The Hidden Costs of Poor AI Data Quality

Inadequate data creates significant downstream consequences for AI projects. According to the survey findings, 22% of AI projects stall because of weak data pipelines, whereas 21% of businesses experience operational inefficiencies, and another 20% find themselves battling increasing costs from correcting AI-derived mistakes. Compliance challenges affect approximately 19% of organizations, and trust in AI-generated insights is deteriorating for nearly one-fifth of respondents.

Perhaps the greatest cost is losing the trust of senior leadership. Without reliable data, management hesitation grows, stifling AI innovation and stalling meaningful adoption.

Leadership Ambiguity Stunts AI Progress

Further complicating the success of AI is the lack of clear ownership at a senior level. AI responsibilities are fragmented across multiple disciplines, with CIOs (38%) and CTOs (30%) most often involved, while chief data officers (CDOs), typically accountable for organizational data quality, only drive the AI strategy about 15% of the time. Fewer than 7% of businesses have established cross-functional teams responsible for cohesive AI strategy.

This fragmentation contributes to confusion, complicates decision-making and ultimately undermines data management, thereby limiting the strategic business impact of AI.

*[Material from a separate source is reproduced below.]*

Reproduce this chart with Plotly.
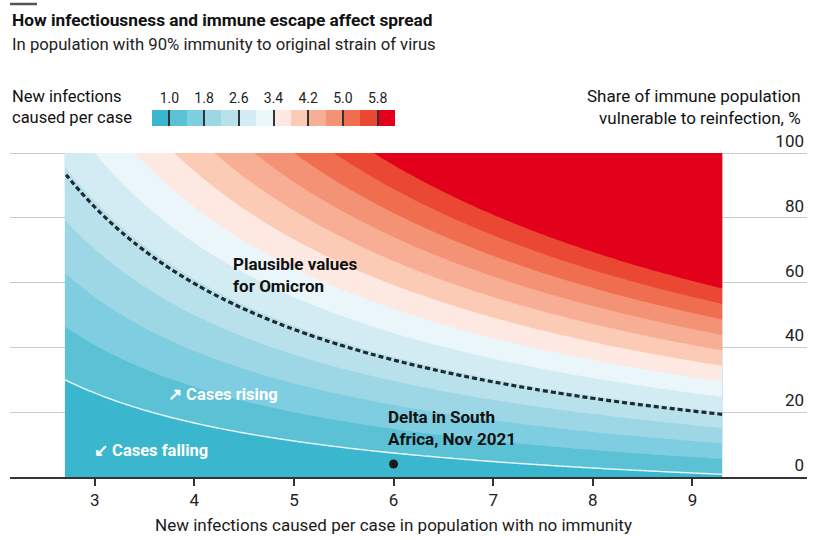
import numpy as np
import plotly.graph_objects as go

# --- data -----------------------------------------------------------------
# Basic reproduction number in a population with no immunity (x axis)
r0_values = np.round(np.arange(2.70, 9.3001, 0.05), 2)
# Share of the immune population that is vulnerable to reinfection, % (y axis)
vulnerable_pct = np.arange(0, 101, 1)
# Immunity to the original strain
prior_immunity = 0.90

# Effective reproduction number for every combination
r_eff = np.array([[r0 * (1 - prior_immunity * (1 - v / 100.0)) for r0 in r0_values]
                  for v in vulnerable_pct])

# Contour bands
level_start, level_end, level_step = 1.0, 5.8, 0.4
band_colors = ["#3ab7cf", "#5bc2d6", "#7fcde0", "#9dd7e5", "#b9e1eb", "#d3ecf3",
               "#ebf6fa", "#fde9e1", "#fbcbb5", "#f8ae95", "#f49276", "#f06e4f",
               "#ea4832", "#e3001b"]
legend_ticks = [1.0, 1.8, 2.6, 3.4, 4.2, 5.0, 5.8]
legend_ticktext = ["1.0", "1.8", "2.6", "3.4", "4.2", "5.0", "5.8"]
legend_band_centres = [0.8, 1.2, 1.6, 2.0, 2.4, 2.8, 3.2, 3.6, 4.0, 4.4, 4.8, 5.2, 5.6, 6.0]
legend_band_index = list(range(len(band_colors)))

# Reference lines
threshold_level = 1.0        # cases rising / falling
omicron_level = 2.55         # plausible values for Omicron

# Delta in South Africa, Nov 2021
delta_r0 = [6.0]
delta_vulnerable = [4.0]

x_ticks = [3, 4, 5, 6, 7, 8, 9]
y_ticks = [0, 20, 40, 60, 80, 100]

# --- styling helpers --------------------------------------------------------
FONT = "Roboto"
n = len(band_colors)
stepped_scale = []
for i, c in enumerate(band_colors):
    stepped_scale.append([i / n, c])
    stepped_scale.append([(i + 1) / n, c])

fig = go.Figure()

# Filled bands of the effective reproduction number
fig.add_trace(go.Contour(
    x=r0_values, y=vulnerable_pct, z=r_eff,
    contours=dict(start=level_start, end=level_end, size=level_step, coloring="fill",
                  showlines=False),
    colorscale=stepped_scale, showscale=False, line=dict(width=0),
    hoverinfo="skip",
))

# Threshold where each case causes one new infection
fig.add_trace(go.Contour(
    x=r0_values, y=vulnerable_pct, z=r_eff,
    contours=dict(start=threshold_level, end=threshold_level, size=1, coloring="none"),
    line=dict(color="rgba(255,255,255,0.9)", width=1.4), showscale=False, hoverinfo="skip",
))

# Omicron range
fig.add_trace(go.Contour(
    x=r0_values, y=vulnerable_pct, z=r_eff,
    contours=dict(start=omicron_level, end=omicron_level, size=1, coloring="none"),
    line=dict(color="#1f2a30", width=3.2, dash="5px,3px"), showscale=False, hoverinfo="skip",
))

# Delta marker
fig.add_trace(go.Scatter(
    x=delta_r0, y=delta_vulnerable, mode="markers",
    marker=dict(size=9, color="#1a1a1a"), hoverinfo="skip", showlegend=False,
))

# Colour key drawn as a one-row heatmap on its own axes
fig.add_trace(go.Heatmap(
    x=legend_band_centres, y=[0], z=[legend_band_index],
    colorscale=stepped_scale, zmin=-0.5, zmax=n - 0.5, showscale=False,
    xaxis="x2", yaxis="y2", hoverinfo="skip", xgap=0,
))

# --- layout -----------------------------------------------------------------
H, W = 540, 820
ML, MR, MB, MT = 10, 13, 63, 0
plot_h = H - MB - MT
plot_w = W - ML - MR
PX_PER_PCT = (477 - 153) / 100.0


def py(pix):
    return (H - MB - pix) / plot_h


def px(pix):
    return (pix - ML) / plot_w


y_top = 110
fig.update_layout(
    width=W, height=H,
    margin=dict(l=ML, r=MR, t=MT, b=MB),
    paper_bgcolor="white", plot_bgcolor="white",
    font=dict(family=FONT, color="#1a1a1a", size=15),
    showlegend=False,
    xaxis=dict(
        range=[2.15, 10.15], tickvals=x_ticks, ticks="outside", ticklen=7,
        tickwidth=1.5, tickcolor="#333", showline=True, linecolor="#333", linewidth=2,
        showgrid=False, zeroline=False, tickfont=dict(size=17, color="#222"),
        anchor="y",
    ),
    yaxis=dict(
        range=[0, y_top], domain=[0, py(477 - y_top * PX_PER_PCT)], tickvals=y_ticks,
        side="right", ticklabelposition="inside top", ticks="", showgrid=True,
        gridcolor="#c8c8c8", gridwidth=1, zeroline=False, showline=False,
        tickfont=dict(size=17, color="#222"),
    ),
    xaxis2=dict(
        domain=[px(152), px(395)], range=[0.6, 6.2], anchor="y2", side="top",
        tickvals=legend_ticks, ticktext=legend_ticktext, ticks="inside", ticklen=16,
        tickwidth=1.5, tickcolor="#333", showgrid=False, zeroline=False, showline=False,
        tickfont=dict(size=14, color="#222"), ticklabelstandoff=3,
    ),
    yaxis2=dict(domain=[py(126), py(110)], range=[-0.5, 0.5], visible=False, anchor="x2"),
)

annotations = [
    dict(text="<b>How infectiousness and immune escape affect spread</b>",
         x=px(10), y=py(20), xanchor="left", yanchor="middle", font=dict(size=17.3, color="#111")),
    dict(text="In population with 90% immunity to original strain of virus",
         x=px(10), y=py(45), xanchor="left", yanchor="middle", font=dict(size=16.7, color="#222")),
    dict(text="New infections<br>caused per case",
         x=px(10), y=py(107), xanchor="left", yanchor="middle", align="left",
         font=dict(size=16.5, color="#111")),
    dict(text="Share of immune population<br>vulnerable to reinfection, %",
         x=px(803), y=py(107), xanchor="right", yanchor="middle", align="right",
         font=dict(size=17, color="#111")),
    dict(text="New infections caused per case in population with no immunity",
         x=px(393), y=py(525), xanchor="center", yanchor="middle",
         font=dict(size=17, color="#1a1a1a")),
]
for a in annotations:
    a.update(xref="paper", yref="paper", showarrow=False)

data_notes = [
    dict(text="<b>Plausible values<br>for Omicron</b>", x=4.37, y=69.5, xanchor="left",
         yanchor="top", align="left", font=dict(size=17, color="#111")),
    dict(text="<b>↗ Cases rising</b>", x=3.72, y=25.5, xanchor="left", yanchor="middle",
         font=dict(size=16.5, color="white")),
    dict(text="<b>↙ Cases falling</b>", x=2.97, y=8.3, xanchor="left", yanchor="middle",
         font=dict(size=16.5, color="white")),
    dict(text="<b>Delta in South<br>Africa, Nov 2021</b>", x=5.92, y=22.3, xanchor="left",
         yanchor="top", align="left", font=dict(size=17, color="#111")),
]
for a in data_notes:
    a.update(xref="x", yref="y", showarrow=False)

fig.update_layout(annotations=annotations + data_notes)

# Short rule above the title
fig.add_shape(type="line", xref="paper", yref="paper", x0=px(10), x1=px(37),
              y0=py(4), y1=py(4), line=dict(color="#555", width=2.5))

fig.write_html("out.html")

Essential Steps Toward Better AI Quality 

Turning AI potential into genuine value requires a strategic commitment to data quality and governance. Organizations seeking meaningful AI returns should:

  • Understand and catalog data assets from the start. Organizations need accurate insights into their data location, lineage, context and ownership. Tools for profiling, cataloging and tracking data lineage provide richer context, helping stakeholders better understand exactly what data feeds AI initiatives.
  • Establish a unified data foundation. Consolidate fragmented data into a trustworthy central representation (“single source of truth”) to ensure consistent, reliable AI insights. Achieving a unified enterprise view ensures consistent, reliable and accurate predictions from AI models.
  • Ensure clean, accurate and unbiased data. Deploy automated tools to proactively address data biases, duplications and inaccuracies, enabling AI to consistently produce fair and accurate insights. This action will ensure that AI outcomes are accurate, fair and transparent.
  • Enhance data integration pipelines. Use robust data integration processes to efficiently and securely move data to AI models. Efficient migrations and robust integration pipelines enable real-time decision-making and timely insights.
  • Embed compliance and governance from the outset. Stay ahead of evolving regulations (like the EU’s AI Act) by directly integrating audit trails, access controls and data governance solutions into AI deployment strategies.
  • Democratize AI-ready data. Ensure secure yet broad accessibility to data beyond IT departments, fostering collaboration and ensuring AI aligns with actual business needs. Broadening data governance and transparency facilitates cross-departmental collaboration, enabling better alignment with real-world business priorities.

Turning AI Ambition into Reality

The promise of transformational AI outcomes hinges on organizations’ commitment to foundational data quality and governance. Enterprises must improve their data practices if they wish to convert substantial AI investments into measurable, real-world success. 

Leaders who prioritize robust AI data management don’t just keep pace with their competitors – they reap powerful, sustainable advantages by prioritizing data quality.